ECONOMYNEXT – Sri Lanka’s securities regulator has directed the Colombo Stock Exchange to be shut for five days after the island announced a suspension of debt repayments and domestic gilt yields soared as attempts were made to reduce money printing.
The Securities and Exchange Commission of Sri Lanka believed “it would be in the best interests of investors as well as other market participants if they are afforded an opportunity to have more clarity and understanding of the economic conditions presently prevalent, in order for them to make informed investment decisions.”
The Board of the Colombo Stock Exchange has made a request on April 15, to temporarily “close the stock market citing the present situation in the country.”

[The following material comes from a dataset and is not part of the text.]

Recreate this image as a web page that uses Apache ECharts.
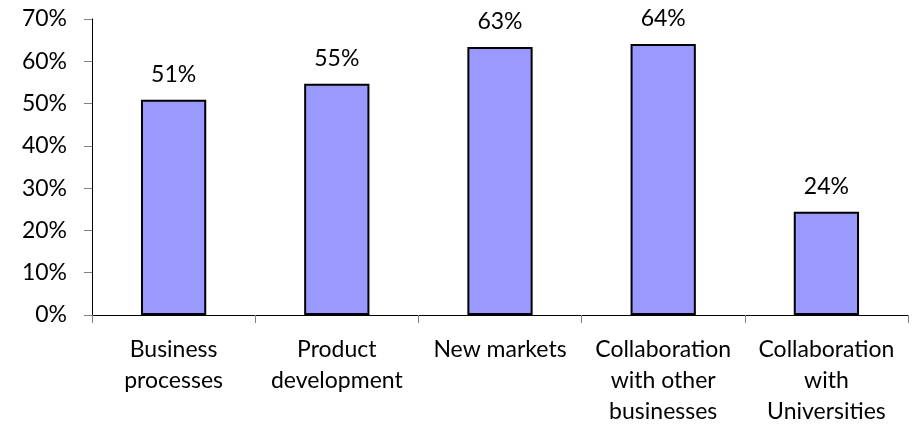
<!DOCTYPE html>
<html><head><meta charset="utf-8">
<script src="https://cdn.jsdelivr.net/npm/echarts@6/dist/echarts.min.js"></script>
<style>html,body{margin:0;padding:0;background:#fff}#c{width:914px;height:427px}</style>
</head><body><div id="c"></div>
<script>
const categories = ["Business\nprocesses", "Product\ndevelopment", "New markets", "Collaboration\nwith other\nbusinesses", "Collaboration\nwith\nUniversities"];
const values = [50.9, 54.7, 63.4, 64.1, 24.4];
const yTicks = [0, 10, 20, 30, 40, 50, 60, 70];
const FONT = "Lato";
const FS = 23;
const chart = echarts.init(document.getElementById('c'));
chart.setOption({
  animation: false,
  grid: {left: 92, right: 6, top: 19, bottom: 110.5},
  xAxis: {
    type: 'category', data: categories,
    axisLine: {lineStyle: {color: '#000', width: 1}},
    axisTick: {show: true, length: 8, lineStyle: {color: '#808080'}},
    axisLabel: {color: '#000', fontFamily: FONT, fontSize: FS, lineHeight: 31, margin: 19, interval: 0}
  },
  yAxis: {
    type: 'value', min: yTicks[0], max: yTicks[yTicks.length - 1], interval: 10,
    splitLine: {show: false},
    axisLine: {show: true, lineStyle: {color: '#000', width: 1}},
    axisTick: {show: true, length: 8, lineStyle: {color: '#808080'}},
    axisLabel: {color: '#000', fontFamily: FONT, fontSize: FS, margin: 25, formatter: v => v + '%'}
  },
  series: [{
    type: 'bar', data: values, barWidth: '40%',
    itemStyle: {color: '#9999FF', borderColor: '#000', borderWidth: 2},
    label: {show: true, position: 'top', distance: 14, color: '#000', fontFamily: FONT, fontSize: FS,
      formatter: p => Math.round(p.value) + '%'}
  }]
});
</script></body></html>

Sri Lanka’s central bank printed over two trillion rupees from 2020 to keep interest rates down, blowing the balance of payments apart driving up inflation and stock prices (asset price inflation).
When margin credit is available at low rates, the present value of long term assets go up. When rates eventually correct, prices come down to earth.

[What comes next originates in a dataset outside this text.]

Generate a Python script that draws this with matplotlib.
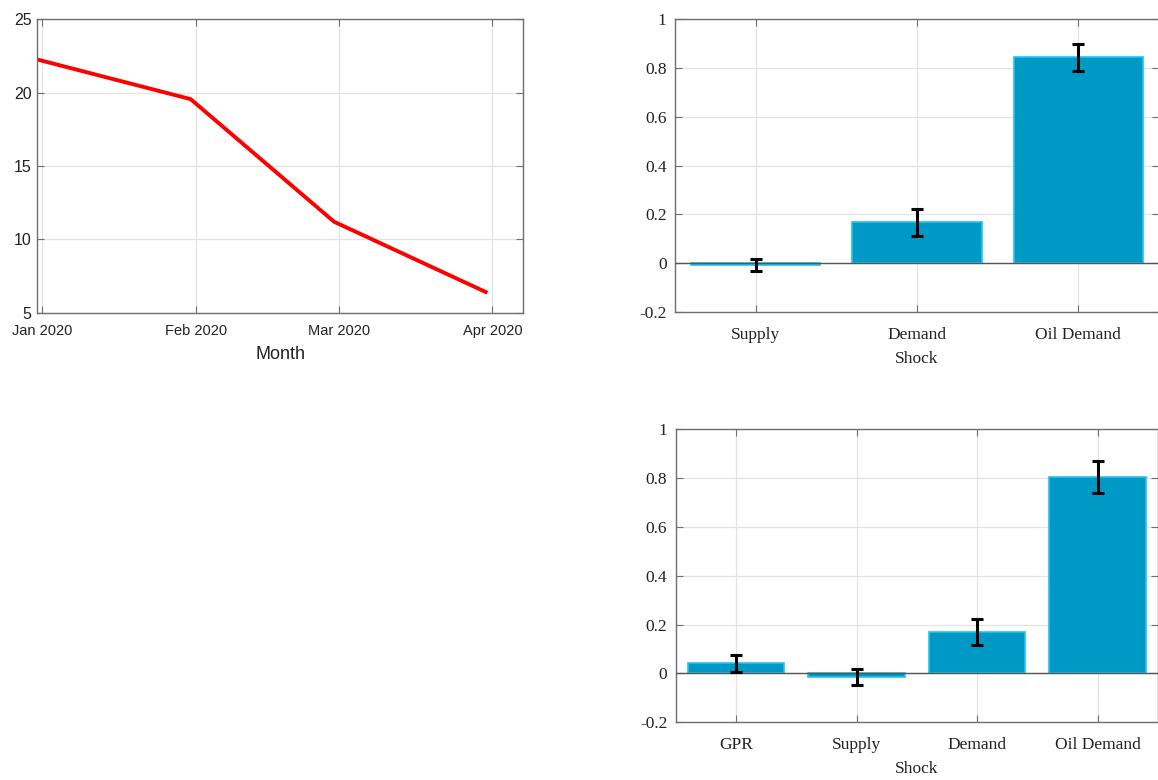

However there had also been strong inflationary expectations in the stock market where the rupee was expected to fall steeply after the money printing, keeping export and similar stocks up.

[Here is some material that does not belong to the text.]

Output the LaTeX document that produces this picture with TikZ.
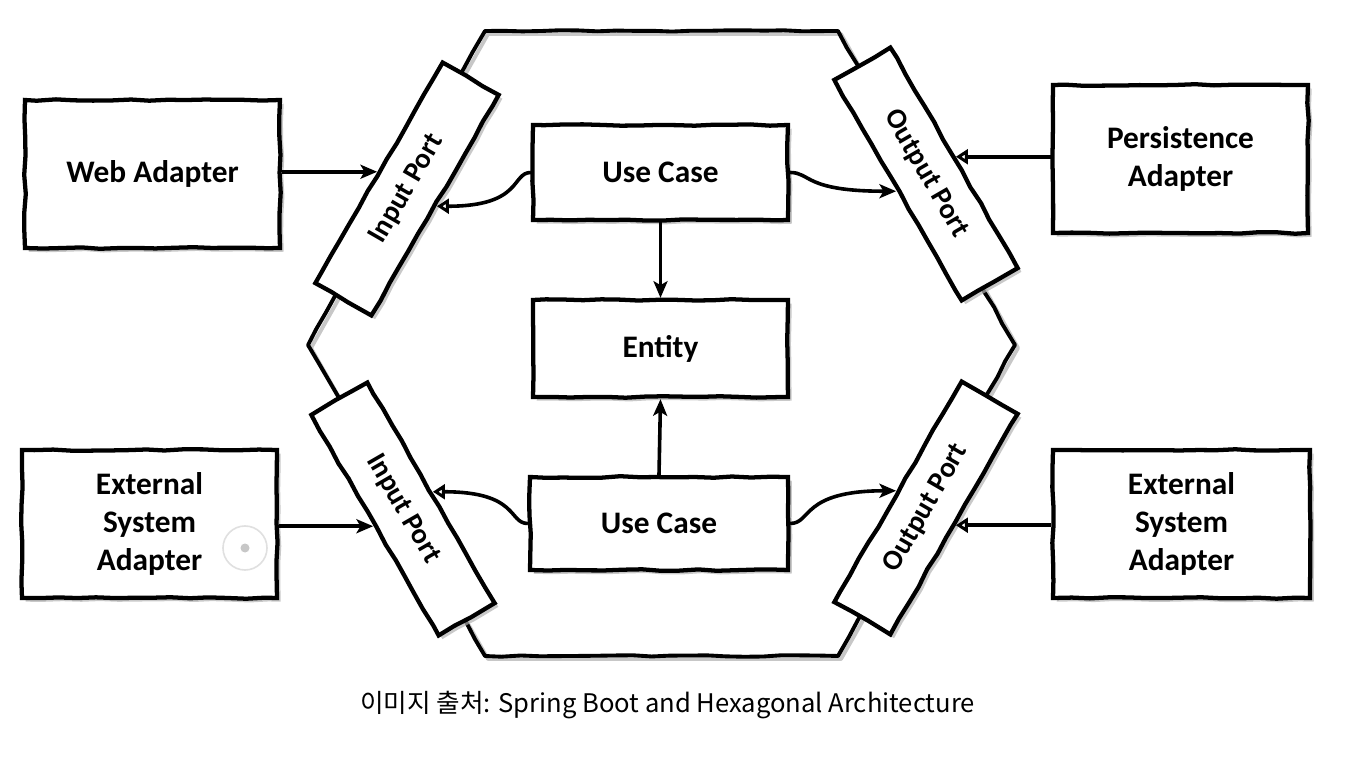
\documentclass[tikz,border=0pt]{standalone}
\usepackage{fontspec}
\setmainfont{Carlito}
\newfontfamily\krfont{Noto Sans CJK KR}
\usetikzlibrary{arrows.meta,shadows,decorations.pathmorphing}
\pgfmathsetseed{7}
\begin{document}
\begin{tikzpicture}[x=0.75pt,y=-0.75pt,
  wob/.style={decorate,decoration={random steps,segment length=14pt,amplitude=0.6pt}},
  shad/.style={drop shadow={shadow xshift=2.8pt,shadow yshift=-2.8pt,fill=black!30,opacity=0.7}},
  box/.style={draw,line width=3.2pt,fill=white,wob,shad,align=center,inner sep=0pt,
    font=\bfseries\fontsize{23.5}{28.5}\selectfont},
  portbox/.style={box,minimum width=191pt,minimum height=48.5pt,
    font=\bfseries\fontsize{21.5}{26}\selectfont},
  conn/.style={line width=2.7pt},
  fl/.style={conn,-{Stealth[length=12.5pt,width=10.5pt,inset=3pt]}},
  op/.style={conn,-{Triangle[open,length=9pt,width=11pt]}},
  hexline/.style={line width=2.9pt,line join=round}
]
\useasboundingbox (0,0) rectangle (1350,780);
% hexagon (with shadow)
\draw[hexline,black!22,shift={(3,3)}] (485,31) -- (838,31) -- (1015,345) -- (838,656) -- (485,656) -- (308,345) -- cycle;
\draw[hexline,wob] (485,31) -- (838,31) -- (1015,345) -- (838,656) -- (485,656) -- (308,345) -- cycle;

% outer adapters
\node[box,minimum width=191.25pt,minimum height=111pt] (web) at (152.5,174) {Web Adapter};
\node[box,minimum width=191.25pt,minimum height=111pt] (pers) at (1180.5,159) {Persistence\\Adapter};
\node[box,minimum width=191.25pt,minimum height=111pt] (extL) at (149.5,524) {External\\System\\Adapter};
\node[box,minimum width=192.75pt,minimum height=111pt] (extR) at (1181.5,524) {External\\System\\Adapter};

% core
\node[box,minimum width=191.25pt,minimum height=71.25pt] (uc1) at (660.5,172.5) {Use Case};
\node[box,minimum width=191.25pt,minimum height=72.75pt] (ent) at (660.5,348.5) {Entity};
\node[box,minimum width=193.5pt,minimum height=69.75pt] (uc2) at (659,523.5) {Use Case};

% ports
\node[portbox,rotate=60] (ip1) at (407,189) {Input Port};
\node[portbox,rotate=-60] (op1) at (926,174) {Output Port};
\node[portbox,rotate=-60] (ip2) at (403,509) {Input Port};
\node[portbox,rotate=60] (op2) at (926,508) {Output Port};

% connectors
\draw[fl] (web.east |- ip1.north) -- (ip1.north);
\draw[op] (pers.west |- op1.north) -- (op1.north);
\draw[fl] (extL.east |- ip2.south) -- (ip2.south);
\draw[op] (extR.west |- op2.south) -- (op2.south);
\draw[fl] (uc1.south) -- (ent.north);
\draw[fl] (uc2.north) -- (ent.south);
\draw[op] (uc1.west) to[out=180,in=0,out looseness=0.5,in looseness=2.2] (ip1.south);
\draw[fl] (uc1.east) to[out=0,in=180,out looseness=0.5,in looseness=2.2] (op1.south);
\draw[op] (uc2.west) to[out=180,in=0,out looseness=0.5,in looseness=2.2] (ip2.north);
\draw[fl] (uc2.east) to[out=0,in=180,out looseness=0.5,in looseness=2.2] (op2.north);

% overlay icon
\node[circle,draw=black!12,line width=1.2pt,minimum size=33pt,inner sep=0pt] (icon) at (245,548) {};
\fill[black!22] (icon.center) circle[radius=4.5];

% caption
\node[font=\krfont\fontsize{19.2}{24}\selectfont,anchor=center] (cap) at (667.5,705) {이미지 출처: Spring Boot and Hexagonal Architecture};
\end{tikzpicture}
\end{document}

Stocks have stumbled in recent weeks as a monetary meltdown began and attempts are underway to arrest the slide.
Related
Sri Lanka is not Greece, it is a Latin America style soft-peg: Bellwether
Sri Lanka’s monetary meltdown will accelerate unless quick action is taken: Bellwether
Sri Lanka’s Weimar Republic factor is inviting dollar sovereign default: Bellwether
Economists and analysts had warned that Sri Lanka was heading for dollar debt default and monetary meltdown and fuel shortages after ‘flexible’ inflation targeting, a pseudo domestic anchor with a reserve collecting peg, began trigger external instability and growth shocks.